A study of this kind is, admittedly, fraught with serious difficulties. Since Nazism did not produce a comprehensive theory, it would appear that a discussion within the scholarly framework, such as is common for “normal” theories or doctrinal edifices, is hardly possible; it is particularly difficult for the student sifting through National Socialist literature to filter out from the murky statements of the Nazi jurists or the quite insubstantial discussions within the field of jurisprudence anything concrete enough to be conveyed as a juridical system.

In addition, the present-day student of these issues is constantly confronted with the question of how the muddled ideology of National Socialism was so easily introduced into a system of jurisprudence that was, until 1933, an advocate of liberal constitutional principles. One answer could well be found in the recognition that the influence of National Socialist literature and legal thinking has to date been greatly underestimated,
31
because from a “purely academic” point of view, it has not been taken seriously. The present-day critique of this legal thinking, however, must not lead one to overlook the fact that it once enjoyed the positive endorsement of the prevailing school of jurisprudence in Germany and that the interpretation of the law as a whole took its cue from this legal thinking.
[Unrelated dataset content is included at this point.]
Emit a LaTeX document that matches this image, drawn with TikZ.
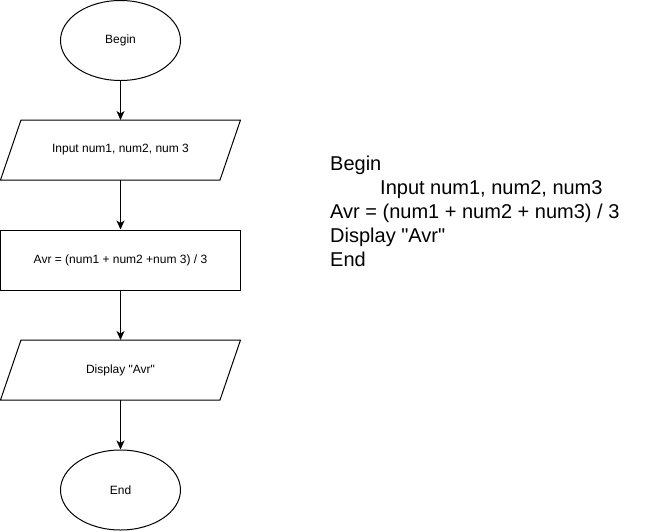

Despite its irrationality, inconsistency, and absurdities, this thinking was of necessity the background before which all public statements or academic disputes took place. One must ever be cognizant that the statements on the part of Nazi jurisprudence, just as with present-day judicial theories, were propagated via academic literature and were, in addition, deemed official guidelines for legal practice.
32
It is not so much that “the” legal scholars or judges were National Socialists but that a knowledge of National Socialist literature was the ideological framework within which all further judicial developments occurred. Nazi literature, therefore, had to have been absorbed and integrated into the universities, the judiciary, and the administration; otherwise, the dogmas and judicial rulings discussed in the present work could never have come into being.

An example of such integration is the surprising unity of the prescriptive language; in rulings and essays, the same turns of phrase occur over and over again. It is the vocabulary of conservative jurists with a largely German Nationalist mindset, drafted into service by the National Socialists and retooled for their own purposes.
33

2. Structural Elements

In order to portray the process by which the radical demands of National Socialism were integrated into the technical functionality and rationality of the established apparatus and judicial praxis, it would seem expedient to trace the evolution of this process and the various stages by which it took its course. Taking the large view, it consisted in the establishment of generalized guidelines (derived from the maxims of Nazism) for judicial and administrative procedure that were set forth in generally binding regulations (laws, decrees of the Führer) and carried out by the administration and the judiciary. These guidelines, which are discussed in extenso, must be seen as the framework, as the guiding light according to which the standards were set and the policies executed. They represent structural elements, organizational schemata, which will provide the key to an understanding of the nature and position of judiciary and bureaucratic administration under the Nazi rule.

Therefore, the initial question must be, What were the legal and administrative principles of the Nazi state? or, better, Cannot its numerous totalitarian phenomena be traced back to certain basic elements? Let me anticipate the answer here as a premise. There were essentially three principles that were held to be axiomatic for the entire field of administration as well as the judiciary: the principle of absolute rule by a leader (the Führer principle), the principle of the authority of the Party over the state, and the influence of race as the fundamental principle guiding affairs of state (“racial inequality”).